My husband was called to the Torah as a bar mitzvah in 2001, more or less on the sixth anniversary of his conversion to Judaism. People started asking Spencer when he was going to have a bar mitzvah when his hair was barely dry from the mikvah.
He started studying Hebrew the following year, and, after mastering the alephbet, signed up for a class that made its way through the siddur and into the Torah. He also led services a couple of times at our temple.
Still, he put off scheduling a bar mitzvah, even as the encouragement edged into arm-twisting. I finally pinned him down to a date by tying it to my dad's 70th birthday, which would get the whole family together.
Spencer had attended plenty of b'nai mitzvah ceremonies by then, and his goal was more or less to "do what the kids do." Our temple, Beth Chayim Chadashim in Los Angeles, has very few bar mitzvah ceremonies, so it could offer Spencer a Shabbat morning service to himself.
He led the service as shaliach tzibbur, chanted 16 verses of Torah, opened the haftarah reading and delivered a d'var Torah.
"Today I am a silver-haired man," he told the congregation.
It was wonderful to look out from the bimah and see family members and most of our friends filling the shul. Spencer admitted afterward that while he'd been pushed into having his bar mitzvah, he was ready to be pushed. He felt a real sense of accomplishment and an intensified connection to Judaism.
Although men and women of all ages and backgrounds have undertaken adult bar mitzvah during the past 30 years or so, the phenomenon typically has focused on women who weren't called to the Torah as girls, as exemplified by The Journal's recent story on the ceremony involving 31 b'not mitzvah at Adat Ari El in North Hollywood. Relatively few men who grew up Jewish think about pursuing bar mitzvah, especially if they went through the process as youngsters.
But as I listened to Spencer give his drash, I found myself thinking what a satisfying experience adult bar mitzvah might be for some men who had less-than-compelling bar mitzvah experiences as youngsters.
Just as Spencer came late to Judaism, so do a lot of people who grew up Jewish come late to an evaluation of their own spiritual needs and connection with Judaism as a faith. What might have been a forced, pro forma ritual at 13, might have real meaning at 35 or 45 or 55.

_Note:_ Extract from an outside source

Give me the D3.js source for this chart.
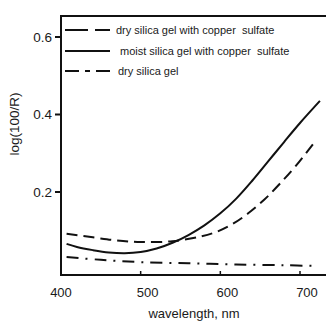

I've heard that many Jewish men, well-educated and professionally accomplished, don't want to go through the humbling experience of learning or re-learning Hebrew and Bible cantillation. But even if that's true, I can't imagine a better way for a Jewish man to model pride in his Jewishness and respect for learning to his community and his own children. The man who swallows hard and opens a Hebrew primer may cause ripples that stir generations to come.
Nor do I think even the busiest temple is unable to make room for a solo adult bar or bat mitzvah. The adult ceremony, which usually isn't followed by a big party, lends itself well to a Shabbat afternoon service or even a holiday Monday.
Inspiring as group adult b'nai mitzvah can be, there's something to be said for taking on the same task the children do. A parent-and-child duo might also work if the timing is right.
If I've planted a seed, just remember two things: Wear a dark jacket, because you're going to sweat. And bring Kleenex, because your spouse is going to cry.